The listing below begins with the first line you should copy; stop after the line containing "plt.rcParams['axes.unicode_minus'] = False", and drop every picture.

┌─ Data section

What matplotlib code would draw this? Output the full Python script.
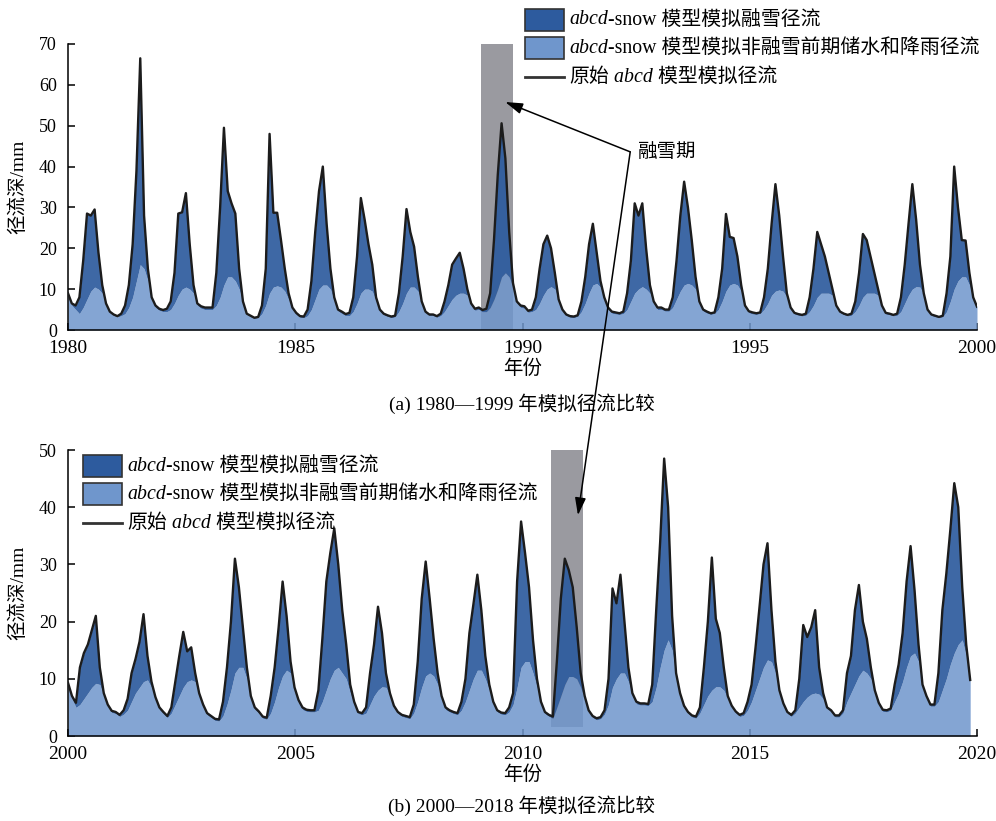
import numpy as np
import matplotlib.pyplot as plt
from matplotlib.lines import Line2D
from matplotlib.patches import Rectangle
from matplotlib.offsetbox import TextArea, DrawingArea, HPacker, VPacker, AnchoredOffsetbox

plt.rcParams['font.family'] = ['Liberation Serif', 'Noto Sans CJK SC']
plt.rcParams['axes.unicode_minus'] = False

# 月径流深 (mm)，每行一年 (1-12 月)
# (a) 1980-1999
line_a = [
    9, 6.5, 6, 8, 17, 28.5, 28, 29.5, 19, 11, 6.5, 4.5,
    3.8, 3.4, 4, 6, 11, 21, 39, 66.5, 28, 15, 8, 6,
    5.2, 4.9, 5.2, 7, 14, 28.5, 28.8, 33.5, 21, 11, 6.5, 5.8,
    5.5, 5.5, 5.5, 14, 30, 49.5, 34, 31, 28.5, 15, 7, 4,
    3.5, 3, 3.2, 6, 15, 48, 28.7, 28.7, 22, 15, 9, 5.5,
    4.2, 3.4, 3.3, 5, 12, 24, 34, 40, 26, 15, 8, 5,
    4.5, 3.9, 4.2, 8, 18, 32.3, 27, 21, 16, 8, 5, 4,
    3.6, 3.3, 3.5, 9, 18, 29.6, 24, 20.4, 13, 7, 4.5, 3.8,
    3.8, 3.4, 4, 7, 11, 16, 17.5, 18.9, 15, 10, 6.5, 5.2,
    5.5, 4.9, 5.2, 9, 22, 38, 50.6, 42, 24, 11.5, 7, 6,
    5.8, 4.7, 5, 8, 15, 21, 23.1, 20, 14, 7.5, 5, 3.8,
    3.4, 3.3, 3.6, 7, 13, 21, 26, 19, 12, 8, 5.5, 4.5,
    4.3, 4.1, 4.5, 9, 17, 31, 28, 31, 20, 11, 7, 5.5,
    5.5, 5, 5, 8, 17, 28, 36.3, 30, 22, 13, 7, 5,
    4.5, 4.1, 4.3, 8, 15, 28.4, 22.8, 22.5, 18, 11, 6, 4.6,
    4.3, 4.1, 4.3, 8, 15, 26, 35.7, 28, 18, 9, 5.5, 4.2,
    3.9, 3.7, 4, 8, 15, 24, 21, 18, 14, 10, 6, 4.5,
    4, 3.7, 4, 7, 14, 23.5, 22, 18, 14, 10, 6, 4.2,
    4, 3.7, 4, 8, 16, 26, 35.7, 27, 16, 9, 5, 3.8,
    3.5, 3.2, 3.5, 9, 18, 40, 30, 22, 21.9, 14, 8, 5.7,
]
base_a = [
    8.5, 6, 5, 4, 5.5, 7.5, 9.5, 10.5, 10, 9, 6, 4.2,
    3.5, 3.2, 3.5, 4, 5.5, 8, 12, 16, 15, 12, 7.5, 5.5,
    4.8, 4.5, 4.5, 5, 6.5, 8.5, 10, 10.5, 10, 9, 6, 5.3,
    5, 5, 5, 6, 8, 11, 13, 13, 12, 10, 6.5, 3.8,
    3.2, 2.8, 3, 4, 6, 9, 10.5, 10.8, 10.5, 9.5, 7.5, 5,
    3.8, 3.1, 3, 3.5, 5, 7.5, 10, 11, 11, 10, 7, 4.6,
    4, 3.5, 3.5, 4.5, 6.5, 9, 10, 10, 9.5, 7, 4.6, 3.7,
    3.3, 3, 3.2, 4.5, 6.5, 9, 10.5, 10.5, 9.5, 6.5, 4.2, 3.5,
    3.5, 3.1, 3.5, 4.5, 6, 7.5, 8.5, 9, 9, 8.5, 6, 4.8,
    5, 4.5, 4.5, 5.5, 7.5, 10, 13, 14, 13, 10.5, 6.5, 5.5,
    5.3, 4.3, 4.5, 5, 6.5, 8.5, 10, 10.6, 10, 7, 4.6, 3.5,
    3.1, 3, 3.3, 4.5, 6.5, 9, 11, 11.4, 10.5, 7.5, 5, 4.1,
    3.9, 3.8, 4, 5, 7, 9, 10, 10.6, 10, 9, 6.5, 5,
    5, 4.6, 4.6, 5.5, 7.5, 9.5, 11, 11.4, 11, 10, 6.5, 4.6,
    4.1, 3.8, 4, 5, 7, 9.5, 11, 11.4, 11, 9.5, 5.6, 4.2,
    3.9, 3.8, 4, 5, 6.5, 8.5, 9.5, 9.8, 9.5, 8, 5, 3.9,
    3.6, 3.4, 3.6, 4.5, 6, 8, 9, 9, 9, 8.5, 5.6, 4.2,
    3.7, 3.4, 3.6, 4.5, 6, 8, 9, 9, 9, 8.5, 5.6, 3.9,
    3.7, 3.4, 3.6, 4.5, 6.5, 8.5, 10, 10.6, 10.5, 8.5, 4.7, 3.5,
    3.2, 3, 3.2, 4.5, 7, 10, 12, 13, 13, 11, 7.5, 5.5,
]

# (b) 2000-2018
line_b = [
    9.3, 7, 5.8, 12, 14.5, 16, 18.5, 21, 12, 7.5, 5.5, 4.4,
    4.2, 3.7, 4.5, 6.5, 11, 13.5, 16.5, 21.3, 14, 9.5, 6.8, 5,
    4.2, 3.5, 5, 9.5, 14, 18.2, 14.8, 15.5, 11, 7.5, 5.5, 4,
    3.5, 3, 2.9, 6, 12, 20, 31, 26, 19, 12, 7, 5,
    4.3, 3.4, 3.2, 7, 12, 19, 27, 21, 13, 8.5, 6.3, 5,
    4.6, 4.5, 4.5, 8, 17, 27, 32, 36.3, 30, 22, 16, 9,
    6, 4.2, 4, 5, 11, 16, 22.6, 18, 11, 7.5, 5.3, 4.2,
    3.7, 3.5, 3.3, 5.5, 13, 24, 30.5, 24, 17, 11, 7, 5,
    4.5, 4.2, 4, 6, 10, 18, 23, 28.2, 22, 14, 9, 6,
    4.5, 4.1, 4, 5, 7.5, 27, 37.5, 32, 26, 16.8, 10, 6,
    4.2, 3.7, 3.4, 13, 24, 31, 29, 26, 19, 11, 7, 4.5,
    3.5, 3.1, 3.3, 4.5, 10, 25.8, 23.2, 28.2, 20, 12, 7.5, 6,
    5.7, 5.7, 5.6, 9, 22, 34, 48.5, 40, 21, 11, 7.5, 5.3,
    4.2, 3.6, 3.4, 5, 12, 20, 31.2, 20.5, 18, 12, 7, 5.3,
    4.3, 3.7, 4, 6, 9, 15.5, 22.6, 30, 33.7, 22, 13, 8,
    5.7, 4.2, 3.7, 4.5, 10, 19.4, 17.3, 19, 22, 12, 7.5, 5,
    4.5, 3.6, 3.6, 4.5, 11, 14, 22, 26.4, 20, 17, 12, 8,
    5.8, 4.6, 4.5, 4.8, 9, 12.5, 18, 27, 33.2, 25.5, 16, 9,
    7, 5.5, 5.5, 11, 22, 28.4, 36, 44.2, 40, 26, 16, 9.8,
]
base_b = [
    9, 6.5, 5, 5.5, 6.5, 7.5, 8.5, 9.2, 9, 7, 5.2, 4.1,
    3.9, 3.4, 3.8, 4.5, 6, 7.5, 8.5, 9.5, 9.8, 8.5, 6.3, 4.6,
    3.9, 3.2, 4, 5.5, 7, 8.5, 9.5, 9.8, 9.5, 7, 5, 3.7,
    3.2, 2.7, 2.6, 3.5, 5.5, 8, 11, 12, 12, 10, 6.5, 4.6,
    4, 3.1, 2.9, 4, 6, 8.5, 10.5, 11.5, 11, 8, 5.8, 4.6,
    4.3, 4.2, 4.2, 4.5, 6, 8, 10, 11.5, 12, 11, 10, 7.5,
    5.5, 3.9, 3.7, 4, 5.5, 7, 8, 8.6, 8.5, 7, 5, 3.9,
    3.4, 3.2, 3, 4, 6, 8.5, 10.5, 11, 10.5, 9, 6.5, 4.6,
    4.2, 3.9, 3.7, 4.5, 6, 8, 10, 11.5, 11.5, 10, 8, 5.5,
    4.2, 3.8, 3.7, 4.2, 5.5, 8.5, 12, 13, 13, 11, 8.5, 5.5,
    3.9, 3.4, 3.1, 5, 7, 9, 10.4, 10.4, 10, 8.5, 6.5, 4.2,
    3.2, 2.8, 3, 3.8, 5.5, 8.5, 10, 11, 11, 9.5, 7, 5.6,
    5.4, 5.4, 5.3, 6, 8.5, 12, 15, 16.8, 15, 10, 7, 5,
    3.9, 3.3, 3.1, 4, 5.5, 7, 8, 8.6, 8.6, 8, 6.5, 5,
    4, 3.4, 3.6, 4.5, 6, 8, 10, 12, 13.3, 13, 11, 7.5,
    5.3, 3.9, 3.4, 4, 5, 6, 6.8, 7.3, 7.5, 7.3, 6.5, 4.7,
    4.2, 3.3, 3.3, 4, 6, 7.5, 9, 10.5, 11.5, 11, 10, 7.5,
    5.4, 4.3, 4.2, 4.5, 6, 7.5, 9.5, 12, 14, 14.5, 13, 8.5,
    6.5, 5.2, 5.2, 6, 8, 10, 12.5, 14.5, 16, 16.8, 14, 9.5,
]

# 融雪期阴影范围 (年)
melt_a = (1989.09, 1989.79)
melt_b = (2010.63, 2011.33)

DARK = '#2d5b9e'
LIGHT = '#6f96cc'
LINE = '#1c1c1c'

# 图例：(类型, 颜色, [(文字, 字形), ...])
legend_rows = [
    ('patch', DARK, [('abcd', 'italic'), ('-snow 模型模拟融雪径流', 'normal')]),
    ('patch', LIGHT, [('abcd', 'italic'), ('-snow 模型模拟非融雪前期储水和降雨径流', 'normal')]),
    ('line', '#333333', [('原始', 'normal'), (' abcd', 'italic'), (' 模型模拟径流', 'normal')]),
]

W, H = 996, 821
PT = 0.72  # points per pixel at dpi 100
fig = plt.figure(figsize=(W / 100, H / 100), dpi=100)
ax1 = fig.add_axes([68 / W, 1 - 330 / H, 909 / W, 286 / H])
ax2 = fig.add_axes([68 / W, 1 - 736 / H, 909 / W, 286 / H])


def draw_panel(ax, x, line, base, span, ylim, xlim, span_bottom):
    line = np.array(line)
    base = np.array(base)
    ax.fill_between([span[0], span[1]], span_bottom, ylim, color='#9a9aa0', lw=0, zorder=1)
    ax.fill_between(x, 0, base, color=LIGHT, alpha=0.85, lw=0, zorder=2)
    ax.fill_between(x, base, line, color=DARK, alpha=0.92, lw=0, zorder=3)
    ax.plot(x, line, color=LINE, lw=1.7, zorder=4)
    ax.set_xlim(*xlim)
    ax.set_ylim(0, ylim)
    ax.set_yticks(np.arange(0, ylim + 1, 10))
    ax.set_xticks(np.arange(xlim[0], xlim[1] + 1, 5))
    for s in ['top', 'right']:
        ax.spines[s].set_visible(False)
    for s in ['left', 'bottom']:
        ax.spines[s].set_linewidth(1.1)
    ax.tick_params(direction='in', length=5, width=1.1)
    ax.tick_params(axis='x', labelsize=14, pad=7)
    ax.tick_params(axis='y', labelsize=13, pad=8)
    ax.set_xlabel('年份', fontsize=14, labelpad=2)


def add_legend(x_px, y_px, fs=14.3):
    hw, hh = 39 * PT, 22 * PT
    rows = []
    for kind, color, parts in legend_rows:
        da = DrawingArea(hw, hh)
        if kind == 'patch':
            da.add_artist(Rectangle((0, 0), hw, hh, facecolor=color, edgecolor='#333333', lw=1.2))
        else:
            da.add_artist(Line2D([0, hw], [hh / 2, hh / 2], color=color, lw=2))
        pieces = [TextArea(s, textprops=dict(fontsize=fs, fontstyle=st)) for s, st in parts]
        txt = HPacker(children=pieces, align='baseline', pad=0, sep=0)
        rows.append(HPacker(children=[da, txt], align='center', pad=0, sep=5 * PT))
    box = VPacker(children=rows, align='left', pad=0, sep=6.5 * PT)
    fig.add_artist(AnchoredOffsetbox(loc='upper left', child=box, pad=0, borderpad=0,
                                     frameon=False, bbox_to_anchor=(x_px / W, 1 - y_px / H),
                                     bbox_transform=fig.transFigure))


x_a = np.linspace(1980, 2000, len(line_a))
x_b = np.linspace(2000, 2019.85, len(line_b))
draw_panel(ax1, x_a, line_a, base_a, melt_a, 70, (1980, 2000), 0)
draw_panel(ax2, x_b, line_b, base_b, melt_b, 50, (2000, 2020), 1.6)

for yc in [187, 593]:
    fig.text(18 / W, 1 - yc / H, '径流深/mm', rotation=90, ha='center', va='center', fontsize=14)

fig.text(522 / W, 1 - 404 / H, '(a) 1980—1999 年模拟径流比较', ha='center', va='center', fontsize=14)
fig.text(522 / W, 1 - 806 / H, '(b) 2000—2018 年模拟径流比较', ha='center', va='center', fontsize=14)

add_legend(525, 9)
add_legend(83, 455)

# 融雪期标注
vertex = (1992.37, 43.6)
ax1.text(1992.55, 43.6, '融雪期', fontsize=14, va='center', ha='left')
arrow = dict(arrowstyle='-|>,head_length=0.7,head_width=0.22', color='black', lw=1.1,
             shrinkA=0, shrinkB=0, mutation_scale=15)
ax1.annotate('', xy=(1989.62, 55.8), xytext=vertex, arrowprops=arrow)
ax2.annotate('', xy=(2011.22, 38.6), xytext=vertex, textcoords=ax1.transData,
             arrowprops=arrow, annotation_clip=False)

fig.savefig('out.png', dpi=100)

└─

▶ [Answer to this task]
What matplotlib code would draw this? Output the full Python script.
import numpy as np
import matplotlib.pyplot as plt
from matplotlib.lines import Line2D
from matplotlib.patches import Rectangle
from matplotlib.offsetbox import TextArea, DrawingArea, HPacker, VPacker, AnchoredOffsetbox

plt.rcParams['font.family'] = ['Liberation Serif', 'Noto Sans CJK SC']
plt.rcParams['axes.unicode_minus'] = False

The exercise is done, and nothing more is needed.